Cavalcata straordinaria Il Milan non è solo Kakà

P rovate a ricordare il Milan di un anno fa, giusto, giusto, dicembre del 2006 per intendersi, prima di pesare l’impresa del 2007 e valutarne la portata straordinaria. A quel tempo il Milan era ridotto più o meno così: un clamoroso ritardo in classifica, in parte giustificato dalla penalizzazione (meno otto) e in parte dalla mancanza di preparazione estiva tradizionale saltata per onorare il turno preliminare di Champions league; un paio di «buchi» nella rosa, in particolare nel ruolo di terzino destro (Cafu spremuto e con la testa altrove per motivi familiari) e in quello di attaccante (Ricardo Oliveira pagato a peso d’oro retrocesso a oggetto misterioso).

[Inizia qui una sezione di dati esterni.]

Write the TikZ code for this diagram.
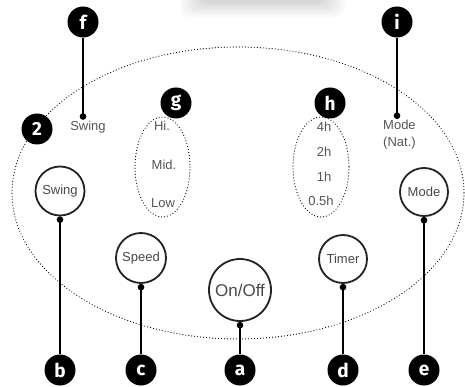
\documentclass[tikz,border=0pt]{standalone}
\usepackage{fontspec}
\setmainfont{Liberation Sans}
\newfontfamily\letterfont{Fira Sans}
\usetikzlibrary{arrows.meta}
\definecolor{ColText}{RGB}{85,85,85}
\definecolor{ColRing}{RGB}{35,35,35}
\tikzstyle{NodeButton}=[circle,draw=ColRing,line width=1.8pt,fill=white,inner sep=0pt,
text=ColText!85!black,font=\fontsize{13}{13}\selectfont]
\tikzstyle{NodeLetter}=[circle,fill=black,text=white,inner sep=0pt,minimum size=31pt,
font=\letterfont\bfseries\fontsize{19}{19}\selectfont]
\tikzstyle{NodeText}=[text=ColText,inner sep=1pt,font=\fontsize{13}{17}\selectfont]
\tikzstyle{EdgeLead}=[line width=1.9pt,{Circle[length=6.5pt]}-]
\tikzstyle{EdgeDots}=[line width=1.2pt,line cap=round,dash pattern=on 0pt off 3pt]

\begin{document}
\begin{tikzpicture}[x=1pt,y=-1pt]
        \useasboundingbox[fill=white](0,0)rectangle(465,387);
        % faded panel edge at the top
        \begin{scope}
        \clip(0,0)rectangle(465,387);
        \foreach \k in {0,...,7}
            \fill[black,opacity=0.02,rounded corners=8pt](180+3*\k,-20)rectangle(345-3*\k,17-2*\k);
        \fill[black!25](214,-8)arc[start angle=200,end angle=340,radius=13];
        \end{scope}
        % dotted outlines
        \draw[EdgeDots](238,193)ellipse[x radius=226,y radius=146];
        \draw[EdgeDots](162.5,167)ellipse[x radius=27.5,y radius=50];
        \draw[EdgeDots](321,167)ellipse[x radius=28,y radius=50];
        % buttons
        \node[NodeButton,minimum size=49pt](swing)at(60,191){Swing};
        \node[NodeButton,minimum size=50pt](speed)at(141,258){Speed};
        \node[NodeButton,minimum size=62pt,font=\fontsize{17}{17}\selectfont](onoff)at(240,290){On/Off};
        \node[NodeButton,minimum size=48pt](timer)at(343,259){Timer};
        \node[NodeButton,minimum size=48pt](mode)at(424,192){Mode};
        % panel texts
        \node[NodeText](swingtxt)at(88,127){Swing};
        \node[NodeText,align=left,anchor=north west](modetxt)at(382,119){Mode\\(Nat.)};
        \node[NodeText](hi)at(162,126){Hi.};
        \node[NodeText](mid)at(164,165){Mid.};
        \node[NodeText](low)at(163,203){Low};
        \node[NodeText](t4)at(324,127){4h};
        \node[NodeText](t2)at(324,152){2h};
        \node[NodeText](t1)at(324,177){1h};
        \node[NodeText](t05)at(321,201){0.5h};
        % letter markers
        \node[NodeLetter](two)at(37,129){2};
        \node[NodeLetter](f)at(83,22){f};
        \node[NodeLetter](i)at(397,22){i};
        \node[NodeLetter](g)at(176,103){g};
        \node[NodeLetter](h)at(330,103){h};
        \node[NodeLetter](b)at(60,370){b};
        \node[NodeLetter](c)at(141,370){c};
        \node[NodeLetter](a)at(240,370){a};
        \node[NodeLetter](d)at(343,370){d};
        \node[NodeLetter](e)at(424,370){e};
        % leaders
        \draw[EdgeLead](f|-swingtxt.north)--(f);
        \draw[EdgeLead](i|-modetxt.north)--(i);
        \draw[EdgeLead](swing.south)--(b);
        \draw[EdgeLead](speed.south)--(c);
        \draw[EdgeLead](onoff.south)--(a);
        \draw[EdgeLead](timer.south)--(d);
        \draw[EdgeLead](mode.south)--(e);
    \end{tikzpicture}
\end{document}
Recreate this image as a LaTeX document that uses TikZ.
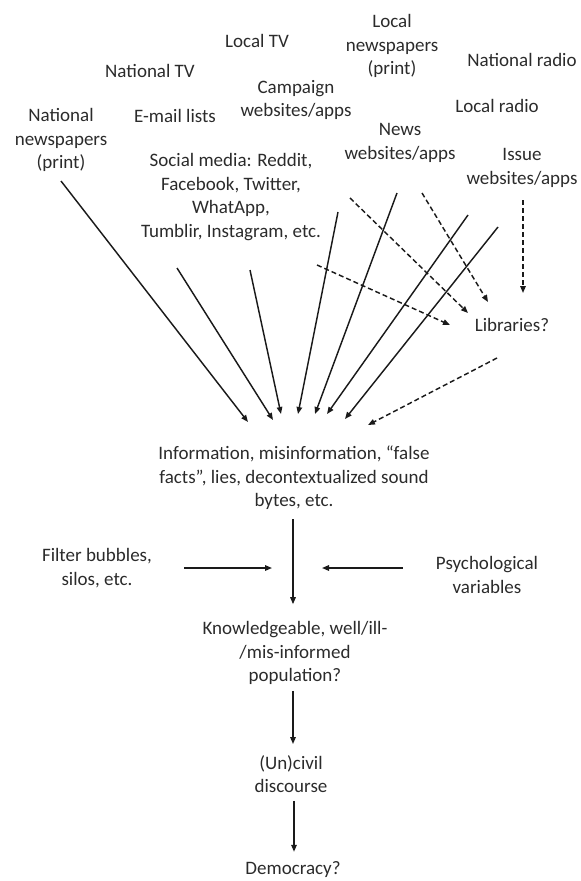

All’attivo solo la qualificazione agli ottavi di Champions league e la possibilità, colta al volo, di apparecchiare una dignitosa preparazione atletica con la settimana vissuta a Malta. Se uno prova a ricordare quel Milan così mal ridotto, non può che convenire sul fatto che il 2007 sia stato una trionfale cavalcata. E che a nessun altro team sarebbe riuscita una impresa del genere. Perché va bene vincere ad Atene, tipo estrazione del Superenalotto, ma ripetersi a Montecarlo contro il Siviglia, alla fine di agosto, nella Supercoppa e poi svettare sul tetto del mondo nel mondiale per club a Yokohama in Giappone, a metà dicembre, non è cosa del tutto ordinaria.
I precedenti in materia si perdono nella notte dei tempi, infatti. Per provare a capire il capolavoro del Milan e dei suoi eroi allora bisogna riflettere sulle tre mosse principali. La prima: il ricorso mirato e intelligente al calcio-mercato (gli arrivi di Ronaldo e Oddo). La seconda: lo spostamento di Kakà fisso dietro la prima punta per sfruttare il suo talento balistico. La terza: il recupero e l’utilizzo a tempo pieno di Ambrosini a centrocampo spostando in avanti, dietro la punta e Kakà quel Seedorf che si considera mezza punta a tutti gli effetti.
I premi del 2007 hanno celebrato Ricardo Kakà in modo ossessivo: è l’autentico valore aggiunto della squadra. Talmente riconosciuto dallo stesso gruppo dei mundialisti rossoneri che a nessuno dei suoi senatori è venuta voglia di protestare per la decisione presa da Berlusconi di moltiplicare i guadagni del brasiliano, al fine dichiarato di prolungargli il contratto fino al 2013 per sottrarlo così a ogni tentazione spagnola (leggi Real Madrid).
Ma non è Kakà l’isolata spiegazione dello strepitoso 2007 vissuto dal Milan. C’è dell’altro. Molto altro. A cominciare dalla pasta di alcuni esponenti di Milanello cresciuti alla scuola dei sette comandamenti di Berlusconi (primo: vincere e convincere; secondo: essere padrone del campo e del gioco; etc.) per finire all’abilità consumata del suo manager principale, Adriano Galliani.

Qualunque altro club, nelle settimane più complicate e malinconiche, dinanzi alla serie delle sconfitte interne, avrebbe messo in discussione l’allenatore, spedito dietro il banco di accusa gran parte della rosa, assunto un paio di allenatori alternativi. Non l’hanno fatto. Si sono piegati come canne al vento quando infuriava la tempesta. E hanno rialzato la testa appena il vento ha smesso di soffiare.